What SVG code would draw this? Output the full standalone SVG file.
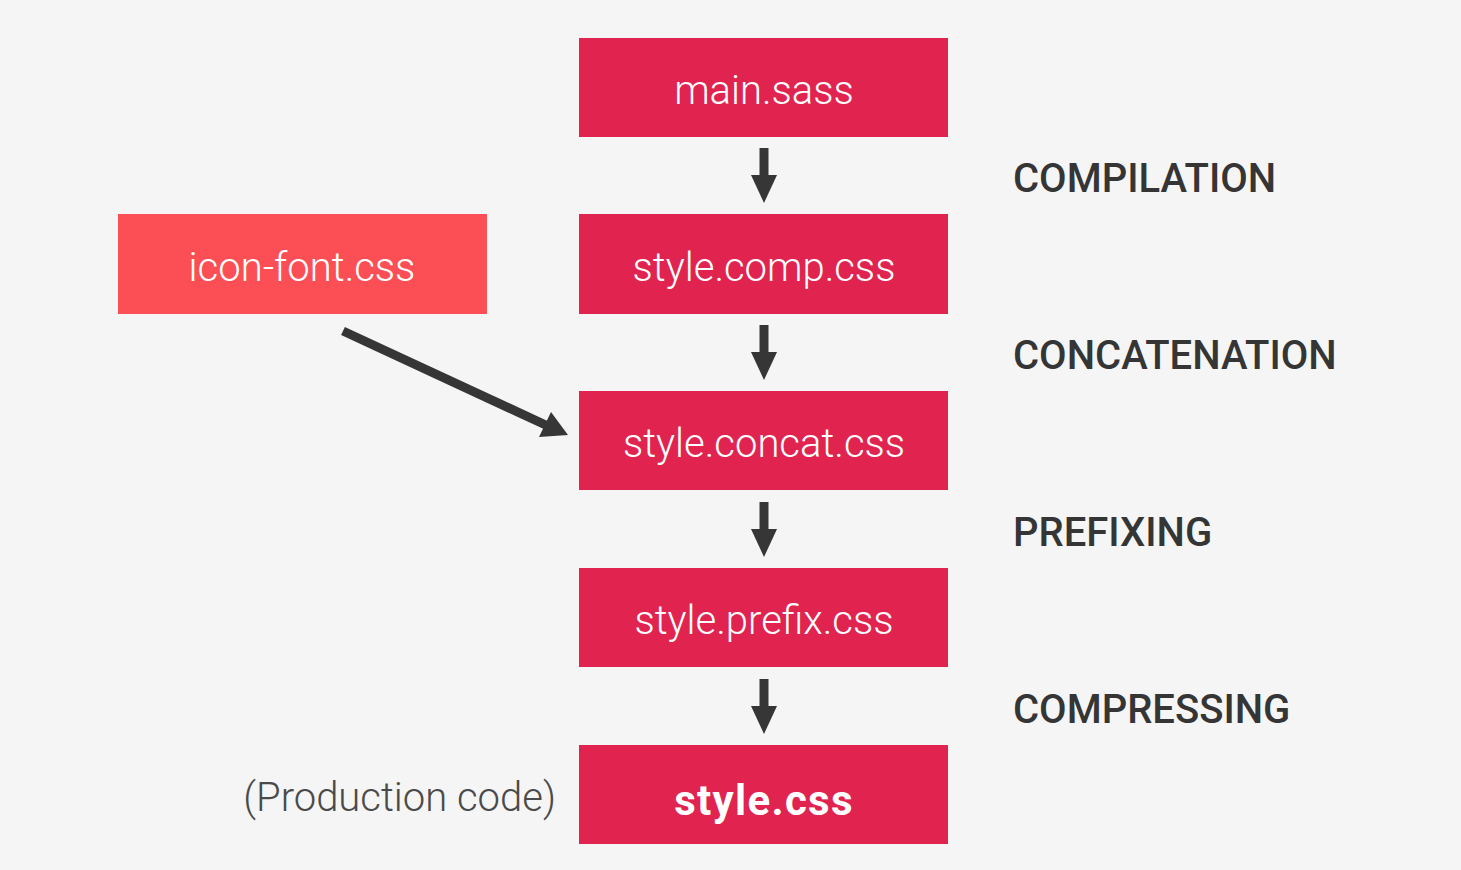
<svg xmlns="http://www.w3.org/2000/svg" width="1461" height="870" viewBox="0 0 1461 870">
<defs>
<style>
.box{fill:#e1234f}
.box2{fill:#fc4f55}
.t{font-family:Roboto,"Liberation Sans",sans-serif;font-weight:300;font-size:40px;fill:#ffffff;text-anchor:middle}
.tb{font-weight:700;font-size:42px;letter-spacing:1.3px}
.lab{font-family:Roboto,"Liberation Sans",sans-serif;font-weight:500;font-size:40px;fill:#353535}
.note{font-family:Roboto,"Liberation Sans",sans-serif;font-weight:300;font-size:40px;fill:#4a4a4a;text-anchor:end}
.shaft{stroke:#363636;stroke-width:9;fill:none}
.head{fill:#363636}
</style>
</defs>
<rect width="1461" height="870" fill="#f5f5f5"/>
<g id="main-sass"><rect class="box" x="579" y="38" width="369" height="99"/><text class="t" x="764" y="104">main.sass</text></g>
<g id="style-comp"><rect class="box" x="579" y="214" width="369" height="100"/><text class="t" x="764" y="281">style.comp.css</text></g>
<g id="icon-font"><rect class="box2" x="118" y="214" width="369" height="100"/><text class="t" x="302" y="281">icon-font.css</text></g>
<g id="style-concat"><rect class="box" x="579" y="391" width="369" height="99"/><text class="t" x="764" y="457">style.concat.css</text></g>
<g id="style-prefix"><rect class="box" x="579" y="568" width="369" height="99"/><text class="t" x="764" y="634">style.prefix.css</text></g>
<g id="style-css"><rect class="box" x="579" y="745" width="369" height="99"/><text class="t tb" x="764" y="815">style.css</text></g>
<g id="labels">
<text class="lab" x="1013" y="192">COMPILATION</text>
<text class="lab" x="1013" y="369">CONCATENATION</text>
<text class="lab" x="1013" y="546">PREFIXING</text>
<text class="lab" x="1013" y="723">COMPRESSING</text>
<text class="note" x="556" y="811">(Production code)</text>
</g>
<g id="connectors">
<line class="shaft" x1="764" y1="148" x2="764" y2="178"/><polygon class="head" points="751,175 777,175 764,203"/>
<line class="shaft" x1="764" y1="325" x2="764" y2="355"/><polygon class="head" points="751,352 777,352 764,380"/>
<line class="shaft" x1="764" y1="502" x2="764" y2="532"/><polygon class="head" points="751,529 777,529 764,557"/>
<line class="shaft" x1="764" y1="679" x2="764" y2="709"/><polygon class="head" points="751,706 777,706 764,734"/>
<line class="shaft" x1="343" y1="331" x2="550" y2="427"/><polygon class="head" points="551,412 539,437 568,435"/>
</g>
</svg>
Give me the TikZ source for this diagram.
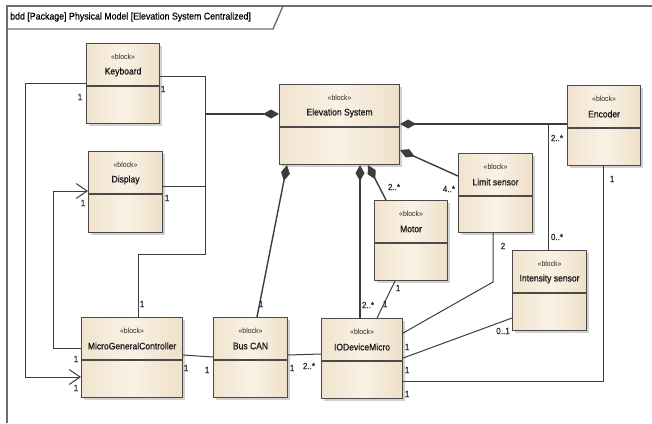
\documentclass[tikz,border=0pt]{standalone}
\usepackage{fontspec}
\setmainfont{Liberation Sans}[FakeStretch=0.92]
\newfontfamily\namefont{Liberation Sans}[FakeStretch=0.9, FakeBold=0.7]
\newfontfamily\multfont{Liberation Sans}[FakeStretch=0.9, FakeBold=0.4]
\usetikzlibrary{arrows.meta,shadows,calc}

\definecolor{blkL}{HTML}{F1E3CE}
\definecolor{blkM}{HTML}{FAF2E6}
\definecolor{blkR}{HTML}{EEDFC8}
\definecolor{edgegray}{HTML}{4A4A4A}
\definecolor{wiregray}{HTML}{3C3C3C}
\definecolor{framegray}{HTML}{6E6E6E}

\tikzset{
  blk/.style={draw=edgegray, line width=1.1pt, left color=blkL, right color=blkR, middle color=blkM,
    drop shadow={shadow xshift=2.5pt, shadow yshift=-2.5pt, fill=black!30, opacity=0.6},
    inner sep=0pt, anchor=north west},
  divider/.style={draw=edgegray, line width=1.1pt},
  stereo/.style={font=\fontsize{7.5}{8}\selectfont, text=black!85, inner sep=0pt},
  bname/.style={font=\namefont\fontsize{9.5}{11}\selectfont, text=black!90, inner sep=0pt},
  mult/.style={font=\multfont\fontsize{9}{10}\selectfont, text=black!85, inner sep=0pt},
  hdr/.style={font=\multfont\fontsize{9.8}{11}\selectfont, inner sep=0pt},
  wire/.style={draw=wiregray, line width=1pt},
  comp/.style={wire, line width=1.4pt, {Diamond[length=16pt,width=9pt]}-},
  assoc/.style={wire, -{Straight Barb[length=11pt,width=15pt,line width=1pt]}},
  frameline/.style={draw=framegray, line width=1.4pt}
}

% a SysML block: name, left, top, width, height, title
\newcommand\sysblock[6]{%
  \node[blk, minimum width=#4pt, minimum height=#5pt] (#1) at (#2,#3) {};
  \draw[divider] ([yshift=-43pt]#1.north west) -- ([yshift=-43pt]#1.north east);
  \node[stereo] (#1-st) at ([yshift=-14pt]#1.north) {«block»};
  \node[bname] (#1-nm) at ([yshift=-29pt]#1.north) {#6};
}

\begin{document}
\begin{tikzpicture}[x=1pt,y=-1pt]
\useasboundingbox (0,0) rectangle (652,423);

% diagram frame and header tab
\draw[frameline] (7,423) -- (7,6) -- (652,6);
\draw[frameline] (7,29) -- (273,29) -- (283,6);
\node[hdr, anchor=west] (title) at (10,17) {bdd [Package] Physical Model [Elevation System Centralized]};

% blocks
\sysblock{kb}{86}{43}{73}{80}{Keyboard}
\sysblock{disp}{88}{151}{74}{81}{Display}
\sysblock{es}{279}{84}{120}{80}{Elevation System}
\sysblock{enc}{567}{85}{73}{80}{Encoder}
\sysblock{lim}{458}{153}{74}{79}{Limit sensor}
\sysblock{mot}{374}{200}{73}{80}{Motor}
\sysblock{ints}{512}{250}{74}{80}{Intensity sensor}
\sysblock{mgc}{81}{317}{101}{80}{MicroGeneralController}
\sysblock{bus}{213}{317}{74}{80}{Bus CAN}
\sysblock{iod}{321}{318}{81}{80}{IODeviceMicro}

% shared composition tree on the left of Elevation System
\coordinate (jt) at (205,114);
\coordinate (jb) at (205,254);
\draw[comp] ($(es.north west)+(0,30)$) -- (jt);
\draw[wire] ($(kb.north east)+(0,33)$) -| (jt);
\draw[wire] ($(disp.north east)+(0,35)$) -| (jt);
\draw[wire] (jt) -- (jb) -| ($(mgc.north west)+(57,0)$);

% directed associations into the controller and the display
\draw[assoc] ($(kb.north west)+(0,40)$) -- (25,83) |- ($(mgc.north west)+(0,60)$);
\draw[assoc] ($(mgc.north west)+(0,31)$) -- (53,348) |- ($(disp.north west)+(0,40)$);

% bottom row links
\draw[wire] ($(mgc.north east)+(0,38)$) -- ($(bus.north west)+(0,40)$);
\draw[wire] ($(bus.north east)+(0,38)$) -- ($(iod.north west)+(0,36)$);

% compositions of Elevation System
\draw[comp] ($(es.south west)+(8,0)$) -- ($(bus.north west)+(44,0)$);
\draw[comp] ($(es.south west)+(81,0)$) -- ($(iod.north west)+(39,0)$);
\draw[comp] ($(es.south west)+(89,0)$) -- ($(mot.north west)+(12,0)$);
\draw[comp] ($(es.north east)+(0,66)$) -- ($(lim.north west)+(0,23)$);
\draw[comp] ($(es.north east)+(0,40)$) -- ($(enc.north west)+(0,39)$);
\coordinate (ej) at (548,124);
\draw[wire] ($(ints.north west)+(36,0)$) -- (ej);

% links to IODeviceMicro
\draw[wire] ($(enc.south west)+(36,0)$) |- ($(iod.north east)+(0,63)$);
\draw[wire] ($(lim.south west)+(35,0)$) -- (493,282) -- ($(iod.north east)+(0,15)$);
\draw[wire] ($(ints.north west)+(0,68)$) -- ($(iod.north east)+(0,40)$);
\draw[wire] ($(mot.south west)+(21,0)$) -- ($(iod.north west)+(56,0)$);

% multiplicities
\node[mult] (m1) at (163,89) {1};
\node[mult] (m2) at (167,198) {1};
\node[mult] (m3) at (142,304) {1};
\node[mult] (m4) at (80,97) {1};
\node[mult] (m5) at (76,388) {1};
\node[mult] (m6) at (83,203) {1};
\node[mult] (m7) at (76,359) {1};
\node[mult] (m8) at (186,368) {1};
\node[mult] (m9) at (207,370) {1};
\node[mult] (m10) at (292,368) {1};
\node[mult] (m11) at (309,366) {2..*};
\node[mult] (m12) at (261,304) {1};
\node[mult] (m13) at (368,305) {2..*};
\node[mult] (m14) at (385,304) {1};
\node[mult] (m15) at (398,288) {1};
\node[mult] (m16) at (394,187) {2..*};
\node[mult] (m17) at (449,189) {4..*};
\node[mult] (m18) at (557,138) {2..*};
\node[mult] (m19) at (557,237) {0..*};
\node[mult] (m20) at (612,179) {1};
\node[mult] (m21) at (503,246) {2};
\node[mult] (m22) at (503,331) {0..1};
\node[mult] (m23) at (407,347) {1};
\node[mult] (m24) at (407,370) {1};
\node[mult] (m25) at (407,394) {1};
\end{tikzpicture}
\end{document}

-----

## DO THIS
Show the lines of the material that contain the word "diagram".

## RESPONSE BELOW
Give me the TikZ source for this diagram.
% diagram frame and header tab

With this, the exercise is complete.